### Task description
Would you print the material exactly, starting at its first line and ending at the line holding "(0,0) rectangle (677,477);"?

Collected data:

## BEGIN

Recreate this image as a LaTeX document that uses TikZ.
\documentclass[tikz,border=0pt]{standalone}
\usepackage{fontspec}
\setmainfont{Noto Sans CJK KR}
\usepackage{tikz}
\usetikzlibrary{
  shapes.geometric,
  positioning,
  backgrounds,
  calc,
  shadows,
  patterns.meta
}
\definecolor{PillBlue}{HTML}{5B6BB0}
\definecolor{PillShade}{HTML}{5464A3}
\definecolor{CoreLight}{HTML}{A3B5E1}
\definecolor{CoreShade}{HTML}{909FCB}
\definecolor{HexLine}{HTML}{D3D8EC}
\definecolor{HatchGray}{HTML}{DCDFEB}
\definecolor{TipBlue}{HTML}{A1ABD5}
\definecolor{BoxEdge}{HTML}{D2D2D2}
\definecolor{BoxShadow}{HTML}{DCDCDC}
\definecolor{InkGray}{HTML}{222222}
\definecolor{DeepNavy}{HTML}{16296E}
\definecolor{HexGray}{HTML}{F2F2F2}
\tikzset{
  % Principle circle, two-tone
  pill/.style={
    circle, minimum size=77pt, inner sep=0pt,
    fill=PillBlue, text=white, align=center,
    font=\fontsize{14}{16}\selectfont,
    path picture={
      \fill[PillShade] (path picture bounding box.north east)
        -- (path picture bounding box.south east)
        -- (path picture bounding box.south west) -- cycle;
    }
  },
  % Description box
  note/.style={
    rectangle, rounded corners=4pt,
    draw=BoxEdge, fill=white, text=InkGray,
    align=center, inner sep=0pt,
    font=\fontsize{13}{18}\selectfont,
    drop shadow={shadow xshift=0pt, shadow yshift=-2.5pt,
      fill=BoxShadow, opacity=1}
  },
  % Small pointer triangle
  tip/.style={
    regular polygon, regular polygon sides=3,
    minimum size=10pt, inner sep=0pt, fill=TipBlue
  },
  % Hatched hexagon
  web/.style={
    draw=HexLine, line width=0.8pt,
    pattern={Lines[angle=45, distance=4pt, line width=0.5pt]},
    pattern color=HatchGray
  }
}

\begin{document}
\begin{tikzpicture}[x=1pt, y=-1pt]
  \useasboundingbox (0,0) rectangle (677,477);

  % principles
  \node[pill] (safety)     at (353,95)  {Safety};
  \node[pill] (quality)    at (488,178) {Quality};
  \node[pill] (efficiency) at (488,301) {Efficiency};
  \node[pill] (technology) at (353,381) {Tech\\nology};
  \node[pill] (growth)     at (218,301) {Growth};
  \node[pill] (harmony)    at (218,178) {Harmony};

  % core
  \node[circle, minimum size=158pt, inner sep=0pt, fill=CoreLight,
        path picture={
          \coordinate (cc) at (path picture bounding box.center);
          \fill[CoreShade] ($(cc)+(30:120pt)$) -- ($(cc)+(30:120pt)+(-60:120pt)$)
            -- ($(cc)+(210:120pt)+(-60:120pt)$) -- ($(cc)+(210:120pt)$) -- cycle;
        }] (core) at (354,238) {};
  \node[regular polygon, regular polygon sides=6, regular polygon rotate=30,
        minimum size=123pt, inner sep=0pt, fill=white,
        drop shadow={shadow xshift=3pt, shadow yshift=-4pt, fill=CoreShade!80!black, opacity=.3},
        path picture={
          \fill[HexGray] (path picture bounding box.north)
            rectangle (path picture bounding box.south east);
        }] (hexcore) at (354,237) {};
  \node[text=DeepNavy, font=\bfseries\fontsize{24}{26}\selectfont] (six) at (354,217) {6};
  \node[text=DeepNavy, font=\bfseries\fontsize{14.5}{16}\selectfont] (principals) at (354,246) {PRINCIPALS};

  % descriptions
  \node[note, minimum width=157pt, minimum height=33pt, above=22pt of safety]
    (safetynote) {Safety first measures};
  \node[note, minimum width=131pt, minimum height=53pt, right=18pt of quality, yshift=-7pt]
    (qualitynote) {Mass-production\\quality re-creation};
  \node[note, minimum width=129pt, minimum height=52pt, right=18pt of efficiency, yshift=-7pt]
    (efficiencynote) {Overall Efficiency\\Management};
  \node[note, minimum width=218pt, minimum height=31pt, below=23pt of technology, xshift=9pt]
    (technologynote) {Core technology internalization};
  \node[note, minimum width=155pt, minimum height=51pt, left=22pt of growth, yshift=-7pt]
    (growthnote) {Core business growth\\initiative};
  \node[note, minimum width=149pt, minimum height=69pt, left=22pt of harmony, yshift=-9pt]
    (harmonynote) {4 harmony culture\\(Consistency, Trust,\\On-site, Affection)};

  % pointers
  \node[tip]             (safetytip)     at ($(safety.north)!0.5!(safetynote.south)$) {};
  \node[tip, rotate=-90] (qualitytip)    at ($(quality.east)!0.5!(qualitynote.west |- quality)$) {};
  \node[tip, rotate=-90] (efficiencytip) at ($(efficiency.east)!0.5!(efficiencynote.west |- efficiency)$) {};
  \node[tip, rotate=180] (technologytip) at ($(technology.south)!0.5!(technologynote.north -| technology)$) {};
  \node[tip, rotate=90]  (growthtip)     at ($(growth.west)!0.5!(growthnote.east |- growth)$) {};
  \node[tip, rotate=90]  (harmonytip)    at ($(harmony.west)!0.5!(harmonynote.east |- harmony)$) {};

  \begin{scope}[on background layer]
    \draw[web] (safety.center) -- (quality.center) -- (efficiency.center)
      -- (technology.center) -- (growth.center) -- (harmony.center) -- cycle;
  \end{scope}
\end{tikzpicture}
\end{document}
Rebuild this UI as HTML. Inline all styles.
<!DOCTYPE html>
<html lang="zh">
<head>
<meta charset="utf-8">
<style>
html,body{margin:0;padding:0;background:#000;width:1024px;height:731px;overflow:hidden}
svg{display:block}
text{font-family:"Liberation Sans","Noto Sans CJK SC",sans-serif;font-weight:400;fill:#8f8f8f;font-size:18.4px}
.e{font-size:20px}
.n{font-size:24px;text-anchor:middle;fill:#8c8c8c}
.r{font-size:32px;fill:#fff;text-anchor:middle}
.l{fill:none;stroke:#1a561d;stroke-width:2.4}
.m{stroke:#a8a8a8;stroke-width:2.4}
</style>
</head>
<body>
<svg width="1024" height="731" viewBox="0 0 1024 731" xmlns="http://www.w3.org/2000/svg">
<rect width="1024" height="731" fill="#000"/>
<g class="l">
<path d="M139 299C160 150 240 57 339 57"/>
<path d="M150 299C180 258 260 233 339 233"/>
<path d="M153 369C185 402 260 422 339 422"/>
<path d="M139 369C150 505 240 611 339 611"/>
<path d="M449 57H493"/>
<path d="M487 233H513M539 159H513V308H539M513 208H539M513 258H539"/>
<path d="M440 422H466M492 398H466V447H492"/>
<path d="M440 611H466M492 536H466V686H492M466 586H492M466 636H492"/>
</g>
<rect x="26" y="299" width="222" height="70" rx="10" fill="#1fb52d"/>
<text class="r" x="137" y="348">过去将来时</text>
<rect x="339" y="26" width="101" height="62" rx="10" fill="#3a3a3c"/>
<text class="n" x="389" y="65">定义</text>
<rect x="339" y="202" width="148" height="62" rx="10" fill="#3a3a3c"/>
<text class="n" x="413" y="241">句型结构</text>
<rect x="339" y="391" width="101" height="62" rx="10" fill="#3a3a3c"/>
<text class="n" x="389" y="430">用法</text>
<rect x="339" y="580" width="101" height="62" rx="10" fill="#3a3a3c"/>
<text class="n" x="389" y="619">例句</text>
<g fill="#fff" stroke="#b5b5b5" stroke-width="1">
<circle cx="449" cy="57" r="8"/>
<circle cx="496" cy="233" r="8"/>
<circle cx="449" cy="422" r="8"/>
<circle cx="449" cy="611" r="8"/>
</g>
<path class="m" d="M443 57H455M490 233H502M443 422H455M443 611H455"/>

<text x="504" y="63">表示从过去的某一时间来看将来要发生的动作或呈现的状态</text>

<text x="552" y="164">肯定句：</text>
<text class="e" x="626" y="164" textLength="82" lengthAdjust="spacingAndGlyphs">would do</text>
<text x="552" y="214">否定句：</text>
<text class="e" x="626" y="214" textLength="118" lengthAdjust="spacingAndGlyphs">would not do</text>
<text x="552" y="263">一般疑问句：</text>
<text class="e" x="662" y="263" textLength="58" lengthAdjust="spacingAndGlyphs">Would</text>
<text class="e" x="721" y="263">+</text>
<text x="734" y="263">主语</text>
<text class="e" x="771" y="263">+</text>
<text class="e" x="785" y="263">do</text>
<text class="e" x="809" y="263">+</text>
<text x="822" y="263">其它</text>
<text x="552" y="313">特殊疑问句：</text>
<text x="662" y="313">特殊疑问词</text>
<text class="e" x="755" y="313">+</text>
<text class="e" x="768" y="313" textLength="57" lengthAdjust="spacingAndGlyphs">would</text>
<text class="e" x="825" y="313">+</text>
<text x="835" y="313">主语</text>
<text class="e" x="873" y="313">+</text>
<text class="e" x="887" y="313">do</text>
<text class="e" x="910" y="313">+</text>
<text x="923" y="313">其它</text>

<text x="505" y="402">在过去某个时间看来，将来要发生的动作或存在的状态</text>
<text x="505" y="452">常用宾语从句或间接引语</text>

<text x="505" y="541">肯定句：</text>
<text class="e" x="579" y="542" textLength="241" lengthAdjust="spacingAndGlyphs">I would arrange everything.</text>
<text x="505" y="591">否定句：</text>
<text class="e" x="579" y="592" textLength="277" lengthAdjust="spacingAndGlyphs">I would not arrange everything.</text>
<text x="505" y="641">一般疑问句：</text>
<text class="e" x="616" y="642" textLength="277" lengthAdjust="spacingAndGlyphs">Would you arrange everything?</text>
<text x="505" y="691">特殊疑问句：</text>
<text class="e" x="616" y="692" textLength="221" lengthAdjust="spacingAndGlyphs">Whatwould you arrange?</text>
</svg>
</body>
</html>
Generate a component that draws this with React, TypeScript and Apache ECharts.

## END

### Final answer
Recreate this image as a LaTeX document that uses TikZ.
\documentclass[tikz,border=0pt]{standalone}
\usepackage{fontspec}
\setmainfont{Noto Sans CJK KR}
\usepackage{tikz}
\usetikzlibrary{
  shapes.geometric,
  positioning,
  backgrounds,
  calc,
  shadows,
  patterns.meta
}
\definecolor{PillBlue}{HTML}{5B6BB0}
\definecolor{PillShade}{HTML}{5464A3}
\definecolor{CoreLight}{HTML}{A3B5E1}
\definecolor{CoreShade}{HTML}{909FCB}
\definecolor{HexLine}{HTML}{D3D8EC}
\definecolor{HatchGray}{HTML}{DCDFEB}
\definecolor{TipBlue}{HTML}{A1ABD5}
\definecolor{BoxEdge}{HTML}{D2D2D2}
\definecolor{BoxShadow}{HTML}{DCDCDC}
\definecolor{InkGray}{HTML}{222222}
\definecolor{DeepNavy}{HTML}{16296E}
\definecolor{HexGray}{HTML}{F2F2F2}
\tikzset{
  % Principle circle, two-tone
  pill/.style={
    circle, minimum size=77pt, inner sep=0pt,
    fill=PillBlue, text=white, align=center,
    font=\fontsize{14}{16}\selectfont,
    path picture={
      \fill[PillShade] (path picture bounding box.north east)
        -- (path picture bounding box.south east)
        -- (path picture bounding box.south west) -- cycle;
    }
  },
  % Description box
  note/.style={
    rectangle, rounded corners=4pt,
    draw=BoxEdge, fill=white, text=InkGray,
    align=center, inner sep=0pt,
    font=\fontsize{13}{18}\selectfont,
    drop shadow={shadow xshift=0pt, shadow yshift=-2.5pt,
      fill=BoxShadow, opacity=1}
  },
  % Small pointer triangle
  tip/.style={
    regular polygon, regular polygon sides=3,
    minimum size=10pt, inner sep=0pt, fill=TipBlue
  },
  % Hatched hexagon
  web/.style={
    draw=HexLine, line width=0.8pt,
    pattern={Lines[angle=45, distance=4pt, line width=0.5pt]},
    pattern color=HatchGray
  }
}

\begin{document}
\begin{tikzpicture}[x=1pt, y=-1pt]
  \useasboundingbox (0,0) rectangle (677,477);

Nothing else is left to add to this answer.